• _Requirements_
Pull out each line of the records holding the string "matplotlib".

• _Input rows_
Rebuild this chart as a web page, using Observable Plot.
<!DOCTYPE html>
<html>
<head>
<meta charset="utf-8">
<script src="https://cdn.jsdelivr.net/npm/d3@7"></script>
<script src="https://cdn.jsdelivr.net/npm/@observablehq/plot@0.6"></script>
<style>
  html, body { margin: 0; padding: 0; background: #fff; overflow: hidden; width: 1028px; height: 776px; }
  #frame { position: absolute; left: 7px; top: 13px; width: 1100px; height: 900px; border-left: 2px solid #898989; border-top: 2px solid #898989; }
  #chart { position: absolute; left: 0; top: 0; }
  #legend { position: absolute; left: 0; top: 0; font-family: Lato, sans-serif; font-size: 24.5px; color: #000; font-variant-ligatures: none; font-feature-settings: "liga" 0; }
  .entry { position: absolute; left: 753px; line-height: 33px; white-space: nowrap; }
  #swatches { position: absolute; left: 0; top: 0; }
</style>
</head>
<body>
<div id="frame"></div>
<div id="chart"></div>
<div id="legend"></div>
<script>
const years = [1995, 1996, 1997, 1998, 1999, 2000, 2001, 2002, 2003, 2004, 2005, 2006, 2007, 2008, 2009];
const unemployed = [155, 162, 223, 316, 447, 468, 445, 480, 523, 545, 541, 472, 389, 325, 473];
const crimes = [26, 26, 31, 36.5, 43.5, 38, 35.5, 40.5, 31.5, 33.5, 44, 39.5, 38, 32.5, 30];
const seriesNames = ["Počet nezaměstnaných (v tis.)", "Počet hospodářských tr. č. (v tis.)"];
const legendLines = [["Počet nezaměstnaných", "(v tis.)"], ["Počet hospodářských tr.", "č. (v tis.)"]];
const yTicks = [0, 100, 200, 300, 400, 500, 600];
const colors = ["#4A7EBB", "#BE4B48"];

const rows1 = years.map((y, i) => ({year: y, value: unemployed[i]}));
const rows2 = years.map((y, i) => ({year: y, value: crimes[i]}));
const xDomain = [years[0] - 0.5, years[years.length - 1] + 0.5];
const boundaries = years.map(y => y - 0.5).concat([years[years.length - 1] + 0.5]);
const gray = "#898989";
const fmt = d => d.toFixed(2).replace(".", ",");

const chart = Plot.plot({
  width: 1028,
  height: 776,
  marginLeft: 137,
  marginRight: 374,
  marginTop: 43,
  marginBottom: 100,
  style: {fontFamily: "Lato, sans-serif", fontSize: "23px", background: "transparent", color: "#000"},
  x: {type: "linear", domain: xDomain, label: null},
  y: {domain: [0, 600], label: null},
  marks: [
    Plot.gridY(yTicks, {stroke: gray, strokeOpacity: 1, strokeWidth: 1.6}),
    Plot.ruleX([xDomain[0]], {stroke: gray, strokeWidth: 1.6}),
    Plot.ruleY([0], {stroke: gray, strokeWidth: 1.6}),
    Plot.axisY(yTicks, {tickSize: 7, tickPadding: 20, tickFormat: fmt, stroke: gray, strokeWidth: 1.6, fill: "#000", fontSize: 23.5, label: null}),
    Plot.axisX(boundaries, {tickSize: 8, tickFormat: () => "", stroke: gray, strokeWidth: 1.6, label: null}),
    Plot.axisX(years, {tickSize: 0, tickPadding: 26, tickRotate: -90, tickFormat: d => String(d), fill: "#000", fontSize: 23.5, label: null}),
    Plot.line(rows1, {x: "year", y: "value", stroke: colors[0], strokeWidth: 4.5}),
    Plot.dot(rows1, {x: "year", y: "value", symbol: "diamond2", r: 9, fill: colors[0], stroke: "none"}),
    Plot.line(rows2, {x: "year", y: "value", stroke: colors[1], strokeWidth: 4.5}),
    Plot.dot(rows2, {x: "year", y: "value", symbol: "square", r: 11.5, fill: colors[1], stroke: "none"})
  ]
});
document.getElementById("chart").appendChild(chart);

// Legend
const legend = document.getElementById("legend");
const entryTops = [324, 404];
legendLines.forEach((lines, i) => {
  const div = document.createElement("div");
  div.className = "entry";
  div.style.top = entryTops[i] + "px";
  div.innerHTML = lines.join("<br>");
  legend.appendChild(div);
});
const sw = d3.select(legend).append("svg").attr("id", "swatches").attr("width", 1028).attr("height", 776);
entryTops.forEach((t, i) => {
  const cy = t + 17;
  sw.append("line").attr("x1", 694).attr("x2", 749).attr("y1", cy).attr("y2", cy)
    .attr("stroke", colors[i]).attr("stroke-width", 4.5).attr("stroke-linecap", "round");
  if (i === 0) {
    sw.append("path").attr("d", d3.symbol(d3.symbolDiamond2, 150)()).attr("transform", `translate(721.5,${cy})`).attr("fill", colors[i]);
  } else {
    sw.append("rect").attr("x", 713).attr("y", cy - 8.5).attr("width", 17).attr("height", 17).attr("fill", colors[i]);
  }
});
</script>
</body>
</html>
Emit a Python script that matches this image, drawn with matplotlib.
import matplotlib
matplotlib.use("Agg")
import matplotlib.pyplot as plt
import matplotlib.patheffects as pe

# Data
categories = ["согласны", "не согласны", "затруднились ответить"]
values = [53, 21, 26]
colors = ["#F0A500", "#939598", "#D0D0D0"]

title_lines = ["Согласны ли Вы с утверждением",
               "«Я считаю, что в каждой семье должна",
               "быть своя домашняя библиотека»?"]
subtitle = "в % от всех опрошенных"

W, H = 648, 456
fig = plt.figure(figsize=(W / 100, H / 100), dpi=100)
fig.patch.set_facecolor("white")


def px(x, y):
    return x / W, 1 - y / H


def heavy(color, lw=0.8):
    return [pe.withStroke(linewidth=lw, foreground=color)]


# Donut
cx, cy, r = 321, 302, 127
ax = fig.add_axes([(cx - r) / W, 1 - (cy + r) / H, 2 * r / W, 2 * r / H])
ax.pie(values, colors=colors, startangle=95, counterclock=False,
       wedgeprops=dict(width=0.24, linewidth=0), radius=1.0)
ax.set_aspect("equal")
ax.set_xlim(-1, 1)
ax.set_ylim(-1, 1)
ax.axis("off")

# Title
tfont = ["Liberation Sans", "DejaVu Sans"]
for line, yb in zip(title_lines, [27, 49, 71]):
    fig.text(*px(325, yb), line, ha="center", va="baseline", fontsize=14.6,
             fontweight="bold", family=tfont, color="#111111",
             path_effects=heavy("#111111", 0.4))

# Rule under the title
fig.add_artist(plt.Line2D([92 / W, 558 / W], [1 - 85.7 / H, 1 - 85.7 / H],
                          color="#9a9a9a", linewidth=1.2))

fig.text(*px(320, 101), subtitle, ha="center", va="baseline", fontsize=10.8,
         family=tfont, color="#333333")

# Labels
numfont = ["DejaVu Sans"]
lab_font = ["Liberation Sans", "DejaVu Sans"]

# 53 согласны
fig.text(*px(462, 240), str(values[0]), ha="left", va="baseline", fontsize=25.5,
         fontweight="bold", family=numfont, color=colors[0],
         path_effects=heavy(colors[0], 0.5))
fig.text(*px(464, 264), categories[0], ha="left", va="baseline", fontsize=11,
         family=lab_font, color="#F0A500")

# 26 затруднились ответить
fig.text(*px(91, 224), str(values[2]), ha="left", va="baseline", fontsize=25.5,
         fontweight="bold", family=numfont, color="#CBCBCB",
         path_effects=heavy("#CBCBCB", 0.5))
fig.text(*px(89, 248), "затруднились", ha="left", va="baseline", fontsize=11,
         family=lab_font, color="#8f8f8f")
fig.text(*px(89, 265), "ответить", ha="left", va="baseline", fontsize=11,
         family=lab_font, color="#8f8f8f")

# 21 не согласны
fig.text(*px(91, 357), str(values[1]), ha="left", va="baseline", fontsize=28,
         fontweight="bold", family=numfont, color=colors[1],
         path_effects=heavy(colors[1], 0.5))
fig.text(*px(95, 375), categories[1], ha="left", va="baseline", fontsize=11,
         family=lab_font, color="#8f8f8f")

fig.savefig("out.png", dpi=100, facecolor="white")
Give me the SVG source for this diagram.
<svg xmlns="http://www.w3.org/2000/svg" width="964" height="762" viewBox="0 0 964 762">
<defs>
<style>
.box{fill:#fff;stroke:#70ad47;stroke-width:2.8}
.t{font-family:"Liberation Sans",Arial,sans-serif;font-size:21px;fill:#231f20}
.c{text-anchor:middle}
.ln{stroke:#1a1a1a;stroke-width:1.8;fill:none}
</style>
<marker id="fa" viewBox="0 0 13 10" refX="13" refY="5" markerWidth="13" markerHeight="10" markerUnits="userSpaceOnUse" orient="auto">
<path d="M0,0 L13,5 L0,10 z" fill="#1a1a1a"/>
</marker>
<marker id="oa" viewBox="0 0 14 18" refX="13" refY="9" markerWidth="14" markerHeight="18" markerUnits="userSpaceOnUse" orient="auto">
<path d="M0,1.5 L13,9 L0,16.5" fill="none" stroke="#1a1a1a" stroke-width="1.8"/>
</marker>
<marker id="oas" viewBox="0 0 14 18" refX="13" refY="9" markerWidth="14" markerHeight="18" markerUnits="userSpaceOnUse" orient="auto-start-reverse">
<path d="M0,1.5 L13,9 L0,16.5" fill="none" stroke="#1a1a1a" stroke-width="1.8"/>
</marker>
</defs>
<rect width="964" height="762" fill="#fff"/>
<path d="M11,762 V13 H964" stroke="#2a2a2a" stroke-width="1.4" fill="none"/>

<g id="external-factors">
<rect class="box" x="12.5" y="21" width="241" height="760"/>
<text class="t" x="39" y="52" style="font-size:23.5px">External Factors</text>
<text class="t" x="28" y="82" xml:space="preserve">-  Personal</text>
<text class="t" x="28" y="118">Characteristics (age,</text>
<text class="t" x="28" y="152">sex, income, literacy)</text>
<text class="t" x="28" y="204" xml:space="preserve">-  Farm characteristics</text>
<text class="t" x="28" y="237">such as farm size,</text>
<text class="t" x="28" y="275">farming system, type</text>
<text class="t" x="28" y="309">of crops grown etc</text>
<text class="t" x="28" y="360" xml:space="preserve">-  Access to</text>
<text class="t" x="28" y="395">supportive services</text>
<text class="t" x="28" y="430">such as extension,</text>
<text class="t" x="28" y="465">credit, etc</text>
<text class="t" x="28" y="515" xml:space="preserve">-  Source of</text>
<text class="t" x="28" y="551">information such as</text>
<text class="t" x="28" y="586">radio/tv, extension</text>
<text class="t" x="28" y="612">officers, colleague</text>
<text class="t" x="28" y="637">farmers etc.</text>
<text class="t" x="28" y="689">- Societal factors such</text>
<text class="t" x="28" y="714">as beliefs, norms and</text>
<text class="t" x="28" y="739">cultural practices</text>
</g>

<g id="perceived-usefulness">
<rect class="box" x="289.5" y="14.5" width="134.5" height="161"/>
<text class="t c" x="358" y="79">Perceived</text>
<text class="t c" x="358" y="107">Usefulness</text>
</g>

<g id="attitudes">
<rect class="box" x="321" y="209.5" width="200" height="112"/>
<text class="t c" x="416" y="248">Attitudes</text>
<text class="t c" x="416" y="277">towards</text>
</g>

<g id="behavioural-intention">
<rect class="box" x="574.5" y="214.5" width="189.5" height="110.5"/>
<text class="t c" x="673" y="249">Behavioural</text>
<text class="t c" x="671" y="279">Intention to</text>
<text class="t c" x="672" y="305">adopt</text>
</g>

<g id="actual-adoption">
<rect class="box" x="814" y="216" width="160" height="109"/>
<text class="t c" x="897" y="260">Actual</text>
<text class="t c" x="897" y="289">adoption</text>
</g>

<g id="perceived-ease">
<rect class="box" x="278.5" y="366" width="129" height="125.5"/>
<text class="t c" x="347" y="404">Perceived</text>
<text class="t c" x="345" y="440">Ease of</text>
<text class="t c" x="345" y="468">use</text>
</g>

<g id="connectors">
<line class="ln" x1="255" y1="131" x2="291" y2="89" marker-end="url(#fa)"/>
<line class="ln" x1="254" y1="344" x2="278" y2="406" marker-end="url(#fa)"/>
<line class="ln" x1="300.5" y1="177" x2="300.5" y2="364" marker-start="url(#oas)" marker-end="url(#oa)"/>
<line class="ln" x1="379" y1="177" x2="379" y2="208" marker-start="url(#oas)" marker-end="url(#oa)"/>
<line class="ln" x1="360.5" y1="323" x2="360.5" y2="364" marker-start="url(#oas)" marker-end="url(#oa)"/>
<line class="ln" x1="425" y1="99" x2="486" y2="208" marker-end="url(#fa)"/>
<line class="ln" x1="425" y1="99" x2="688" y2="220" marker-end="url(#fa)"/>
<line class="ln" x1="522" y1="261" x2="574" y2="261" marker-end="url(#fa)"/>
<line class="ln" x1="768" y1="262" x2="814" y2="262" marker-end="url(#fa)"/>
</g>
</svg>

• _Task output_
Emit a Python script that matches this image, drawn with matplotlib.
import matplotlib
matplotlib.use("Agg")
import matplotlib.pyplot as plt
import matplotlib.patheffects as pe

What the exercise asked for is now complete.